═══ INFORMATION PROVIDED ═══
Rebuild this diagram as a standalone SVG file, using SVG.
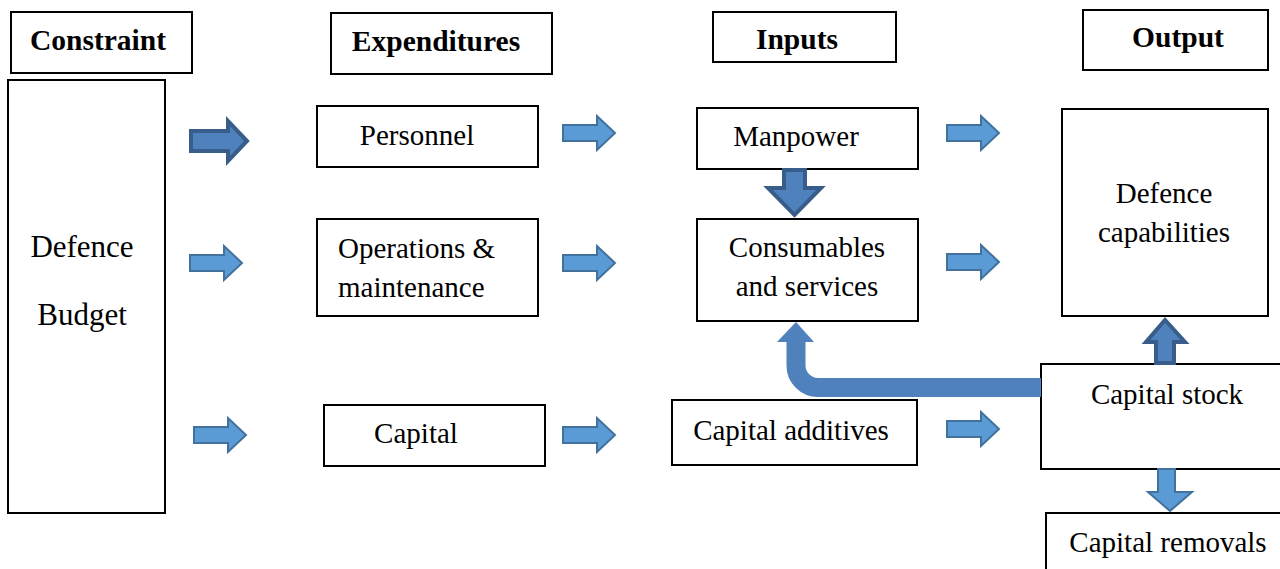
<svg xmlns="http://www.w3.org/2000/svg" width="1280" height="569" viewBox="0 0 1280 569">
  <style>
    .box { fill: #ffffff; stroke: #000000; stroke-width: 2; }
    .t { font-family: "Liberation Serif", "Times New Roman", serif; font-size: 29px; fill: #000000; text-anchor: middle; }
    .h { font-weight: bold; font-size: 29.5px; }
    .big { font-size: 31px; }
    .l { text-anchor: start; }
    .arr { fill: #5B9BD5; stroke: #41719C; stroke-width: 2; stroke-linejoin: miter; }
    .arrd { fill: #4F81BD; stroke: #385D8A; stroke-width: 4; stroke-linejoin: miter; }
  </style>
  <defs>
    <!-- block arrow pointing right, centred on its origin -->
    <path id="rarrow" d="M-26,-8 H8 V-17 L26,0 L8,17 V8 H-26 Z"/>
  </defs>

  <rect width="1280" height="569" fill="#ffffff"/>

  <!-- column headers -->
  <g id="hdr-constraint">
    <rect class="box" x="11" y="12" width="181" height="61"/>
    <text class="t h" x="98" y="50">Constraint</text>
  </g>
  <g id="hdr-expenditures">
    <rect class="box" x="331" y="13" width="221" height="61"/>
    <text class="t h" x="436" y="51">Expenditures</text>
  </g>
  <g id="hdr-inputs">
    <rect class="box" x="713" y="12" width="183" height="50"/>
    <text class="t h" x="797" y="49">Inputs</text>
  </g>
  <g id="hdr-output">
    <rect class="box" x="1083" y="10" width="185" height="60"/>
    <text class="t h" x="1178" y="47">Output</text>
  </g>

  <!-- nodes -->
  <g id="budget">
    <rect class="box" x="8" y="80" width="157" height="433"/>
    <text class="t big" x="82" y="257">Defence</text>
    <text class="t big" x="82" y="325">Budget</text>
  </g>
  <g id="personnel">
    <rect class="box" x="317" y="106" width="221" height="61"/>
    <text class="t" x="417" y="145">Personnel</text>
  </g>
  <g id="operations">
    <rect class="box" x="317" y="219" width="221" height="97"/>
    <text class="t l" x="338" y="258">Operations &amp;</text>
    <text class="t l" x="338" y="297">maintenance</text>
  </g>
  <g id="capital">
    <rect class="box" x="324" y="405" width="221" height="61"/>
    <text class="t" x="416" y="443">Capital</text>
  </g>
  <g id="manpower">
    <rect class="box" x="697" y="108" width="221" height="61"/>
    <text class="t" x="796" y="146">Manpower</text>
  </g>
  <g id="consumables">
    <rect class="box" x="697" y="219" width="221" height="102"/>
    <text class="t" x="807" y="257">Consumables</text>
    <text class="t" x="807" y="296">and services</text>
  </g>
  <g id="capital-additives">
    <rect class="box" x="672" y="400" width="245" height="65"/>
    <text class="t" x="791" y="440">Capital additives</text>
  </g>
  <g id="capabilities">
    <rect class="box" x="1062" y="109" width="206" height="207"/>
    <text class="t" x="1164" y="203">Defence</text>
    <text class="t" x="1164" y="242">capabilities</text>
  </g>
  <g id="capital-stock">
    <rect class="box" x="1041" y="364" width="245" height="105"/>
    <text class="t" x="1167" y="404">Capital stock</text>
  </g>
  <g id="capital-removals">
    <rect class="box" x="1046" y="513" width="240" height="60"/>
    <text class="t" x="1168" y="552">Capital removals</text>
  </g>

  <!-- connectors -->
  <g id="connectors">
    <g class="arrd">
      <path d="M191,131 H228 V121 L247,141 L228,161 V151 H191 Z"/>
      <path d="M784,170 H805 V188 H821 L794.5,215 L768,188 H784 Z"/>
      <path d="M1156,363 V342 H1146 L1165,320 L1185,342 H1174 V363 Z"/>
    </g>
    <g class="arr">
      <use href="#rarrow" x="216" y="263"/>
      <use href="#rarrow" x="220" y="435"/>
      <use href="#rarrow" x="589" y="133"/>
      <use href="#rarrow" x="589" y="263"/>
      <use href="#rarrow" x="589" y="435"/>
      <use href="#rarrow" x="973" y="133"/>
      <use href="#rarrow" x="973" y="262"/>
      <use href="#rarrow" x="973" y="429"/>
      <path d="M1158,469 V492 H1148 L1170,511 L1192,492 H1175 V469 Z"/>
    </g>
    <!-- feedback from capital stock back to consumables -->
    <path d="M1041,387.5 H818 A22,22 0 0 1 796,365.5 V340" fill="none" stroke="#4F81BD" stroke-width="19"/>
    <path d="M777,342 L796,322 L814,342 Z" fill="#4F81BD"/>
  </g>
</svg>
═══
STATED PROBLEM: Using the data above, write out every line exactly, leaving the images behind.

RESPONSE TO THE TASK:
Rebuild this diagram as a standalone SVG file, using SVG.
<svg xmlns="http://www.w3.org/2000/svg" width="1280" height="569" viewBox="0 0 1280 569">
  <style>
    .box { fill: #ffffff; stroke: #000000; stroke-width: 2; }
    .t { font-family: "Liberation Serif", "Times New Roman", serif; font-size: 29px; fill: #000000; text-anchor: middle; }
    .h { font-weight: bold; font-size: 29.5px; }
    .big { font-size: 31px; }
    .l { text-anchor: start; }
    .arr { fill: #5B9BD5; stroke: #41719C; stroke-width: 2; stroke-linejoin: miter; }
    .arrd { fill: #4F81BD; stroke: #385D8A; stroke-width: 4; stroke-linejoin: miter; }
  </style>
  <defs>
    <!-- block arrow pointing right, centred on its origin -->
    <path id="rarrow" d="M-26,-8 H8 V-17 L26,0 L8,17 V8 H-26 Z"/>
  </defs>

  <rect width="1280" height="569" fill="#ffffff"/>

  <!-- column headers -->
  <g id="hdr-constraint">
    <rect class="box" x="11" y="12" width="181" height="61"/>
    <text class="t h" x="98" y="50">Constraint</text>
  </g>
  <g id="hdr-expenditures">
    <rect class="box" x="331" y="13" width="221" height="61"/>
    <text class="t h" x="436" y="51">Expenditures</text>
  </g>
  <g id="hdr-inputs">
    <rect class="box" x="713" y="12" width="183" height="50"/>
    <text class="t h" x="797" y="49">Inputs</text>
  </g>
  <g id="hdr-output">
    <rect class="box" x="1083" y="10" width="185" height="60"/>
    <text class="t h" x="1178" y="47">Output</text>
  </g>

  <!-- nodes -->
  <g id="budget">
    <rect class="box" x="8" y="80" width="157" height="433"/>
    <text class="t big" x="82" y="257">Defence</text>
    <text class="t big" x="82" y="325">Budget</text>
  </g>
  <g id="personnel">
    <rect class="box" x="317" y="106" width="221" height="61"/>
    <text class="t" x="417" y="145">Personnel</text>
  </g>
  <g id="operations">
    <rect class="box" x="317" y="219" width="221" height="97"/>
    <text class="t l" x="338" y="258">Operations &amp;</text>
    <text class="t l" x="338" y="297">maintenance</text>
  </g>
  <g id="capital">
    <rect class="box" x="324" y="405" width="221" height="61"/>
    <text class="t" x="416" y="443">Capital</text>
  </g>
  <g id="manpower">
    <rect class="box" x="697" y="108" width="221" height="61"/>
    <text class="t" x="796" y="146">Manpower</text>
  </g>
  <g id="consumables">
    <rect class="box" x="697" y="219" width="221" height="102"/>
    <text class="t" x="807" y="257">Consumables</text>
    <text class="t" x="807" y="296">and services</text>
  </g>
  <g id="capital-additives">
    <rect class="box" x="672" y="400" width="245" height="65"/>
    <text class="t" x="791" y="440">Capital additives</text>
  </g>
  <g id="capabilities">
    <rect class="box" x="1062" y="109" width="206" height="207"/>
    <text class="t" x="1164" y="203">Defence</text>
    <text class="t" x="1164" y="242">capabilities</text>
  </g>
  <g id="capital-stock">
    <rect class="box" x="1041" y="364" width="245" height="105"/>
    <text class="t" x="1167" y="404">Capital stock</text>
  </g>
  <g id="capital-removals">
    <rect class="box" x="1046" y="513" width="240" height="60"/>
    <text class="t" x="1168" y="552">Capital removals</text>
  </g>

  <!-- connectors -->
  <g id="connectors">
    <g class="arrd">
      <path d="M191,131 H228 V121 L247,141 L228,161 V151 H191 Z"/>
      <path d="M784,170 H805 V188 H821 L794.5,215 L768,188 H784 Z"/>
      <path d="M1156,363 V342 H1146 L1165,320 L1185,342 H1174 V363 Z"/>
    </g>
    <g class="arr">
      <use href="#rarrow" x="216" y="263"/>
      <use href="#rarrow" x="220" y="435"/>
      <use href="#rarrow" x="589" y="133"/>
      <use href="#rarrow" x="589" y="263"/>
      <use href="#rarrow" x="589" y="435"/>
      <use href="#rarrow" x="973" y="133"/>
      <use href="#rarrow" x="973" y="262"/>
      <use href="#rarrow" x="973" y="429"/>
      <path d="M1158,469 V492 H1148 L1170,511 L1192,492 H1175 V469 Z"/>
    </g>
    <!-- feedback from capital stock back to consumables -->
    <path d="M1041,387.5 H818 A22,22 0 0 1 796,365.5 V340" fill="none" stroke="#4F81BD" stroke-width="19"/>
    <path d="M777,342 L796,322 L814,342 Z" fill="#4F81BD"/>
  </g>
</svg>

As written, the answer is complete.